**STATED GOAL:** Your task is to quote the listing below exactly, beginning with its first line and ending on the line bearing "(0,0) rectangle (1920,20);".

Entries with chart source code
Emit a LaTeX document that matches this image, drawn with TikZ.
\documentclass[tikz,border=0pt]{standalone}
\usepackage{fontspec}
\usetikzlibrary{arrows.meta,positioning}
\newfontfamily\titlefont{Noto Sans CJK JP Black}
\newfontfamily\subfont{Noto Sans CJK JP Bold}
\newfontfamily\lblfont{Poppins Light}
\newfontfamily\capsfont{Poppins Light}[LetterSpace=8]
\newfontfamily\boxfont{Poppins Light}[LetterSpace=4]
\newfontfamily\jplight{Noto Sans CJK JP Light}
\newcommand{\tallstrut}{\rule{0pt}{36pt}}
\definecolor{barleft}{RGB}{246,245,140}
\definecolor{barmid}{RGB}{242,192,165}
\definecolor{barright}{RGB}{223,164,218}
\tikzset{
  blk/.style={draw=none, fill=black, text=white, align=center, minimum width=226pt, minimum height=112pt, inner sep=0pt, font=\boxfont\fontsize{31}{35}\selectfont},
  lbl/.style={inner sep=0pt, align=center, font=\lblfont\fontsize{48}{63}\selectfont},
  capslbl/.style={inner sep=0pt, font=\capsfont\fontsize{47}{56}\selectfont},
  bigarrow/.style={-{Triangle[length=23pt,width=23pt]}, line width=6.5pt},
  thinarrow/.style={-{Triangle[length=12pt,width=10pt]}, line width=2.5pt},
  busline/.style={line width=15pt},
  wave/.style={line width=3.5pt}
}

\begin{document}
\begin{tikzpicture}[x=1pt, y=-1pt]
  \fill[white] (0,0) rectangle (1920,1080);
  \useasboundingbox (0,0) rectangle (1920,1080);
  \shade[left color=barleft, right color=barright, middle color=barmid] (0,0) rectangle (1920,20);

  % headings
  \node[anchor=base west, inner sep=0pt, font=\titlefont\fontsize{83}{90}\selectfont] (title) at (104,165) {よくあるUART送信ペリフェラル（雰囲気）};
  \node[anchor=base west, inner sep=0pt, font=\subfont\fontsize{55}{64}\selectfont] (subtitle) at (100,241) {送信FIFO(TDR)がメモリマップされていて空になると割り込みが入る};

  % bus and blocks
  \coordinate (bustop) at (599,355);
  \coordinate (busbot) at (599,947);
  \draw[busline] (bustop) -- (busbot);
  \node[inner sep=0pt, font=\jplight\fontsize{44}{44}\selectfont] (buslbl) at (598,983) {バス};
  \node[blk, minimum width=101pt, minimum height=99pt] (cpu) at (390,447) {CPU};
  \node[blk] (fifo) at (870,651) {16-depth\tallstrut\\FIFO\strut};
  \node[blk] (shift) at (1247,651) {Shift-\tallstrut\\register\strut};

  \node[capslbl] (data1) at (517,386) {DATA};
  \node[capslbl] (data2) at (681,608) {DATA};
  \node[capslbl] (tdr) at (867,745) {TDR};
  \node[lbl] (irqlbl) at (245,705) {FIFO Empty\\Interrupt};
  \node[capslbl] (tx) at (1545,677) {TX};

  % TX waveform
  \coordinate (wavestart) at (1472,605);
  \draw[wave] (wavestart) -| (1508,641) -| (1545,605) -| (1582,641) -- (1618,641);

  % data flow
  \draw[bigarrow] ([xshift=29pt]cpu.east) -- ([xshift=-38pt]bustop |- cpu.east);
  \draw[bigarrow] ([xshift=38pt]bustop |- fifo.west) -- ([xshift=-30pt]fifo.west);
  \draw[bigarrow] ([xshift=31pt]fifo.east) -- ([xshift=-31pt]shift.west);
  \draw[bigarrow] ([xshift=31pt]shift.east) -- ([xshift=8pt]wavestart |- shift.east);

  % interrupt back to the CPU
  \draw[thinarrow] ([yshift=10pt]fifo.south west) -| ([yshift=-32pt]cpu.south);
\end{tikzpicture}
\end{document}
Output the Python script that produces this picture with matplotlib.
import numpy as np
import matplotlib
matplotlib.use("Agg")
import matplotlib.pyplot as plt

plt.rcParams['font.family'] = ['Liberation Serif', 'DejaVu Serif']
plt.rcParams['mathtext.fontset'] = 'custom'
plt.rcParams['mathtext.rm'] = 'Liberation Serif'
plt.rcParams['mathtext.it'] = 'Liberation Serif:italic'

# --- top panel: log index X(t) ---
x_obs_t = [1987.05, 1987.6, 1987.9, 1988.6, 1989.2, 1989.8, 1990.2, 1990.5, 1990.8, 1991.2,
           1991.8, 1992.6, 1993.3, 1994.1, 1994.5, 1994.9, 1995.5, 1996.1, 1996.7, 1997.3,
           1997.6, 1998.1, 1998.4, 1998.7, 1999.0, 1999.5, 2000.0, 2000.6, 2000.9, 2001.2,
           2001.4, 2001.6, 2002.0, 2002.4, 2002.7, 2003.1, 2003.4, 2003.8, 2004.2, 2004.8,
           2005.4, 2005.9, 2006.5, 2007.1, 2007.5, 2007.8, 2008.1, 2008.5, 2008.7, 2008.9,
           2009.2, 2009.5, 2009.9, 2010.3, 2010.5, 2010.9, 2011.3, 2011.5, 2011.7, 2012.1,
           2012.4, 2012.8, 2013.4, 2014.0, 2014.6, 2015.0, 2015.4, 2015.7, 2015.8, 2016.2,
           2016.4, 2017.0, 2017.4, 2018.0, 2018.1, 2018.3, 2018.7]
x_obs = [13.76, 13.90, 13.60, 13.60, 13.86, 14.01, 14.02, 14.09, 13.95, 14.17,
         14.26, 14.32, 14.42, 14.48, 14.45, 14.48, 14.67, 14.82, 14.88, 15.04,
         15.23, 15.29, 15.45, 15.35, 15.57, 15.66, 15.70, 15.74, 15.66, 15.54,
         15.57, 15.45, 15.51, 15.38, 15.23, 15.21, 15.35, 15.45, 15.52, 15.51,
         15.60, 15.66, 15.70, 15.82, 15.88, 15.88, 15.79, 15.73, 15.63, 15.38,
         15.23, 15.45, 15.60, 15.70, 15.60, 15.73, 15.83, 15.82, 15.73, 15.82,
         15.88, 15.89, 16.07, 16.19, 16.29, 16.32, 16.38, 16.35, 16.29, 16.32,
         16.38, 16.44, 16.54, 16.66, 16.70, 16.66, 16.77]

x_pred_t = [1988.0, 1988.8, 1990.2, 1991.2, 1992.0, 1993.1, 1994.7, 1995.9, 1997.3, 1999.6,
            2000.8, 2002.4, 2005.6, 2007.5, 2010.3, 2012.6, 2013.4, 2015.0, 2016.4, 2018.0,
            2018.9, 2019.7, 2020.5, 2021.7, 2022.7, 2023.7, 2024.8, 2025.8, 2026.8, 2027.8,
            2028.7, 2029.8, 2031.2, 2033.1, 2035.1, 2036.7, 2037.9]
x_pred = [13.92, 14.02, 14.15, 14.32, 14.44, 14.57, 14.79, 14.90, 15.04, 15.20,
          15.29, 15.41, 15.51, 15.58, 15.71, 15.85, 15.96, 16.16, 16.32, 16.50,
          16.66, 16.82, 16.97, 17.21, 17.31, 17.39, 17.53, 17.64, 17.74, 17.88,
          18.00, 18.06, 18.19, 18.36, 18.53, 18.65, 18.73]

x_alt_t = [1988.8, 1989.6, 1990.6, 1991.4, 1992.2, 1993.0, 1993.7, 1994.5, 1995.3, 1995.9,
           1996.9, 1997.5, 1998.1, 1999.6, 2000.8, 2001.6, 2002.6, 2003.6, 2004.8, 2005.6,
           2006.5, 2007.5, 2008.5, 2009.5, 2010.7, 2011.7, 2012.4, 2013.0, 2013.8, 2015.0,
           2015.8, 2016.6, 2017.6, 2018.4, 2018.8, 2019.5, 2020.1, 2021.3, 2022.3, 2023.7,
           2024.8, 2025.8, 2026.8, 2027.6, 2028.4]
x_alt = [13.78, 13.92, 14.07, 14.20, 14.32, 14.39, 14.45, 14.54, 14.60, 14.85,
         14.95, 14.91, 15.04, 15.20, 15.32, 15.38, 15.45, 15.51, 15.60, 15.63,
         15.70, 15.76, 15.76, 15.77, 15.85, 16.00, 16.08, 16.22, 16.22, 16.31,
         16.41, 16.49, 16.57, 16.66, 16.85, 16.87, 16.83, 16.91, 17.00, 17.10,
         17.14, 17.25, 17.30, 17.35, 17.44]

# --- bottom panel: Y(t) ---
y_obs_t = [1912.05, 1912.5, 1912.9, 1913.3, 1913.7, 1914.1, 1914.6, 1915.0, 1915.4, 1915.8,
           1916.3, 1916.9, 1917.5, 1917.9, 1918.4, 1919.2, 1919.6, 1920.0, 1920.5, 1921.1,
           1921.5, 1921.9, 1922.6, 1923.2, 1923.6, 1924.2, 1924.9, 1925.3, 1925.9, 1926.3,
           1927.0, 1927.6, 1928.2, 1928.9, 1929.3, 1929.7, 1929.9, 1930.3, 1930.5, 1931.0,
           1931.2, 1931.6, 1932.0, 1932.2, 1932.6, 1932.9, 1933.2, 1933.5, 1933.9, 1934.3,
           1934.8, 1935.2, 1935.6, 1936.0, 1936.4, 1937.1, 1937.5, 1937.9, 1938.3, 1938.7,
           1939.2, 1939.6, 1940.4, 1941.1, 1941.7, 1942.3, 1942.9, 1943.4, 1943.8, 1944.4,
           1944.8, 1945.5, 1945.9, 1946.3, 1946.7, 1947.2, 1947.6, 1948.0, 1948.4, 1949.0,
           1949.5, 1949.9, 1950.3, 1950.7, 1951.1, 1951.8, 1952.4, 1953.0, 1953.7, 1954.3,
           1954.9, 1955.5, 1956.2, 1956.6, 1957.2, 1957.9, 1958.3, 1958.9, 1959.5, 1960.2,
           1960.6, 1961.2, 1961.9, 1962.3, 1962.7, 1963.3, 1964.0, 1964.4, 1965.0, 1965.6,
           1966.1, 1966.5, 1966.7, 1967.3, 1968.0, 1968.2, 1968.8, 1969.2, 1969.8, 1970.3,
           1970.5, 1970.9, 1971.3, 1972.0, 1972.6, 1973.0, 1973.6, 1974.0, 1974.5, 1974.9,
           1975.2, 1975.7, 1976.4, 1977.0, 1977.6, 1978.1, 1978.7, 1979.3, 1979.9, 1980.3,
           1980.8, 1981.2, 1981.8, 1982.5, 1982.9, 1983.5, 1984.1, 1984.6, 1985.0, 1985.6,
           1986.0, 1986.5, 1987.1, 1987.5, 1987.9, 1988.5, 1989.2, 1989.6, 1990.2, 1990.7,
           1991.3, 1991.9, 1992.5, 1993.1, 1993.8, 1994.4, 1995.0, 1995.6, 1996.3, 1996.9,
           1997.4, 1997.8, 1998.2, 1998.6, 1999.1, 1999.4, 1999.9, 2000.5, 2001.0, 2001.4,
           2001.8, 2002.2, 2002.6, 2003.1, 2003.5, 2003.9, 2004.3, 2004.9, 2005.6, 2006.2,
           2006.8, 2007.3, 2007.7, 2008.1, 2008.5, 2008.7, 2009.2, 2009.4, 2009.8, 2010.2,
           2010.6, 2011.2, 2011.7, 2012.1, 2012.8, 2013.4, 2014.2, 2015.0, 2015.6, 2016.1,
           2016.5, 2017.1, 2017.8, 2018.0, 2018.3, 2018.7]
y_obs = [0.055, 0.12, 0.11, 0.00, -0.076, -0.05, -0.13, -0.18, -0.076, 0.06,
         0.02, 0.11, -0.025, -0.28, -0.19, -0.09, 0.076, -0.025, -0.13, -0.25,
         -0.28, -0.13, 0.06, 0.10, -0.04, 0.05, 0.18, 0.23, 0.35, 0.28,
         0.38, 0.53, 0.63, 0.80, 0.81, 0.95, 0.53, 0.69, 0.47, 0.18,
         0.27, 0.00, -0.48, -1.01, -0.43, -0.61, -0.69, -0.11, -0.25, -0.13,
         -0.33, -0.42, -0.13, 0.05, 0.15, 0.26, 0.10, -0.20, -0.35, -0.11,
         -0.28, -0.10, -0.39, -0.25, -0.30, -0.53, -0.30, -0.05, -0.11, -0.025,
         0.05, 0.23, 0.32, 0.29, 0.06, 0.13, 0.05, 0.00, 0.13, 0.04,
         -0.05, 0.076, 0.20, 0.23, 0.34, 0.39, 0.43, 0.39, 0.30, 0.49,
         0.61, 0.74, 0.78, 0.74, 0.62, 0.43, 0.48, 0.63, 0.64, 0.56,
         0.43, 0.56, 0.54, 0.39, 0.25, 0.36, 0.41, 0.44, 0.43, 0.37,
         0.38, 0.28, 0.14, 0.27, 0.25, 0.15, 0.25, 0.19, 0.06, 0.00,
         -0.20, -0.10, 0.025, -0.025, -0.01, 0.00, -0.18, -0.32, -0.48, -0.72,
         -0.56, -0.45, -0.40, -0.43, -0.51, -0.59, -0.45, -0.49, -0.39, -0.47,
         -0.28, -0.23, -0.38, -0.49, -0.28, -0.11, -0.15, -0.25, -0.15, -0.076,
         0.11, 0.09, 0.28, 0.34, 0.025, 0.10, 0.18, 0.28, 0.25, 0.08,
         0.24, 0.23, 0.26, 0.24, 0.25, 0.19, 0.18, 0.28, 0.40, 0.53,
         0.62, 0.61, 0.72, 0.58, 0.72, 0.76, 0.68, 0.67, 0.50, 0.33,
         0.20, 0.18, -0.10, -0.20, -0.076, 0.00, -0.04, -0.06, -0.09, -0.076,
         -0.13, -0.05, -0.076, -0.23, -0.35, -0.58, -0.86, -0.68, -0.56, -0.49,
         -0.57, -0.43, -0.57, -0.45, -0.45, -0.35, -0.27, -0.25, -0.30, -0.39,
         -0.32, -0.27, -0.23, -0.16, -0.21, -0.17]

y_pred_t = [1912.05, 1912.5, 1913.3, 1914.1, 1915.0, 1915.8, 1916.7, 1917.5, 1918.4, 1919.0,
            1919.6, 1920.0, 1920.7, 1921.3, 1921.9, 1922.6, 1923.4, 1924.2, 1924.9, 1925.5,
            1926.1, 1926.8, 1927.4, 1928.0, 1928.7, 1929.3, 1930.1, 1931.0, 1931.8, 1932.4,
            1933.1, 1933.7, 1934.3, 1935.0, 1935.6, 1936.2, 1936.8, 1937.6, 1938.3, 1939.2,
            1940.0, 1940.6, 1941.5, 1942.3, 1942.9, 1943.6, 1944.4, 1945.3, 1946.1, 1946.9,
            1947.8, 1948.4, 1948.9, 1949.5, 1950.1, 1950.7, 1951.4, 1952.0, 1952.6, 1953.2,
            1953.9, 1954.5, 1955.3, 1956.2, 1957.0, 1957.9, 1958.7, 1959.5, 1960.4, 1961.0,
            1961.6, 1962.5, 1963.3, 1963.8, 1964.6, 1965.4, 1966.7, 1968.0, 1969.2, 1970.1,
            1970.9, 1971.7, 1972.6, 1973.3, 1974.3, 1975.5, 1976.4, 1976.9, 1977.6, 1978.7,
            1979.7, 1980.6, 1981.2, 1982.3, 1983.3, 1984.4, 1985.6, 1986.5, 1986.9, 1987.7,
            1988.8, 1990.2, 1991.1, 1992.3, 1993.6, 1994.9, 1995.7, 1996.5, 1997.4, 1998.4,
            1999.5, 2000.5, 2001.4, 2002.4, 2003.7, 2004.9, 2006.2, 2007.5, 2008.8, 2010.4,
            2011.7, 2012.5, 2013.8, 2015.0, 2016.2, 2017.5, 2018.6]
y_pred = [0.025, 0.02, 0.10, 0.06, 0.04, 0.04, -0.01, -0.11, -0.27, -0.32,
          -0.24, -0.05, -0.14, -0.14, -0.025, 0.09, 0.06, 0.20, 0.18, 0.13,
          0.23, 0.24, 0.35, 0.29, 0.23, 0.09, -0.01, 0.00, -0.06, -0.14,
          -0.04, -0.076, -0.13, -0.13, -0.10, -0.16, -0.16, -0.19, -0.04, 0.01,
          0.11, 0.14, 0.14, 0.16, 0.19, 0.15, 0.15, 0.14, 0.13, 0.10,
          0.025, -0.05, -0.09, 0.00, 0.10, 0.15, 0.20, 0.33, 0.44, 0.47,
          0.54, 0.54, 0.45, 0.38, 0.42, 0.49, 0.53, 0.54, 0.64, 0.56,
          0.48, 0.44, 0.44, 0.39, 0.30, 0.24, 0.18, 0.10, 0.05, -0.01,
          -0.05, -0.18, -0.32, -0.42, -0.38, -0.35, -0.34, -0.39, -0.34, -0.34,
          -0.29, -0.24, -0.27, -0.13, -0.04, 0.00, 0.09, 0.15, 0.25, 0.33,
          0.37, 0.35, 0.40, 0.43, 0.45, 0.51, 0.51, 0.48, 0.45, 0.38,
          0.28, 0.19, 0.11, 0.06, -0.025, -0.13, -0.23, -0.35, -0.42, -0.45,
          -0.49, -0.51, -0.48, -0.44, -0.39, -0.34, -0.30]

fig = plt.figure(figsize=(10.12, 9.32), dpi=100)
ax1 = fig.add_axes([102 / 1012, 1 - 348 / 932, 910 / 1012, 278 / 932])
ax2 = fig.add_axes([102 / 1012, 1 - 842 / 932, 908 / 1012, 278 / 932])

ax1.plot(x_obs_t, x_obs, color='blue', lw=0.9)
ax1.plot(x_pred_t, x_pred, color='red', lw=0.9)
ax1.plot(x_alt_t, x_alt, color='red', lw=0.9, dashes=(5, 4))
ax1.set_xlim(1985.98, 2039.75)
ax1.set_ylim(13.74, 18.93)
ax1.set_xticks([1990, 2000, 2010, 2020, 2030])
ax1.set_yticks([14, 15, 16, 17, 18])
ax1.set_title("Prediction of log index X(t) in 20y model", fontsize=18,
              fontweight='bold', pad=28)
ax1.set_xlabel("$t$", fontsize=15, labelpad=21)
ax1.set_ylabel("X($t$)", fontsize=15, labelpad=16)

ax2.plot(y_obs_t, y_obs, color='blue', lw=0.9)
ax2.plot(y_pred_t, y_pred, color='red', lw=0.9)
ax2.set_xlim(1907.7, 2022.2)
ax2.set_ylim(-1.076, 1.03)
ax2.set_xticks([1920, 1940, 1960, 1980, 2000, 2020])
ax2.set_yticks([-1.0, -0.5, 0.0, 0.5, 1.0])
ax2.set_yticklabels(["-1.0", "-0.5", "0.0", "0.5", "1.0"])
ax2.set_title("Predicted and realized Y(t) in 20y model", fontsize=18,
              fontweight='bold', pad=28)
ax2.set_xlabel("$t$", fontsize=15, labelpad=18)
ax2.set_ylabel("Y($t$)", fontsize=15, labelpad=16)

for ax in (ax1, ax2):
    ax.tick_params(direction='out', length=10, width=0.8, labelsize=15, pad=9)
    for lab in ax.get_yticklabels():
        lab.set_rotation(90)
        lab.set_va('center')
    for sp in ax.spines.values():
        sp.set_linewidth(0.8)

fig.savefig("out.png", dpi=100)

**FINISHED EXERCISE:**
Emit a LaTeX document that matches this image, drawn with TikZ.
\documentclass[tikz,border=0pt]{standalone}
\usepackage{fontspec}
\usetikzlibrary{arrows.meta,positioning}
\newfontfamily\titlefont{Noto Sans CJK JP Black}
\newfontfamily\subfont{Noto Sans CJK JP Bold}
\newfontfamily\lblfont{Poppins Light}
\newfontfamily\capsfont{Poppins Light}[LetterSpace=8]
\newfontfamily\boxfont{Poppins Light}[LetterSpace=4]
\newfontfamily\jplight{Noto Sans CJK JP Light}
\newcommand{\tallstrut}{\rule{0pt}{36pt}}
\definecolor{barleft}{RGB}{246,245,140}
\definecolor{barmid}{RGB}{242,192,165}
\definecolor{barright}{RGB}{223,164,218}
\tikzset{
  blk/.style={draw=none, fill=black, text=white, align=center, minimum width=226pt, minimum height=112pt, inner sep=0pt, font=\boxfont\fontsize{31}{35}\selectfont},
  lbl/.style={inner sep=0pt, align=center, font=\lblfont\fontsize{48}{63}\selectfont},
  capslbl/.style={inner sep=0pt, font=\capsfont\fontsize{47}{56}\selectfont},
  bigarrow/.style={-{Triangle[length=23pt,width=23pt]}, line width=6.5pt},
  thinarrow/.style={-{Triangle[length=12pt,width=10pt]}, line width=2.5pt},
  busline/.style={line width=15pt},
  wave/.style={line width=3.5pt}
}

\begin{document}
\begin{tikzpicture}[x=1pt, y=-1pt]
  \fill[white] (0,0) rectangle (1920,1080);
  \useasboundingbox (0,0) rectangle (1920,1080);
  \shade[left color=barleft, right color=barright, middle color=barmid] (0,0) rectangle (1920,20);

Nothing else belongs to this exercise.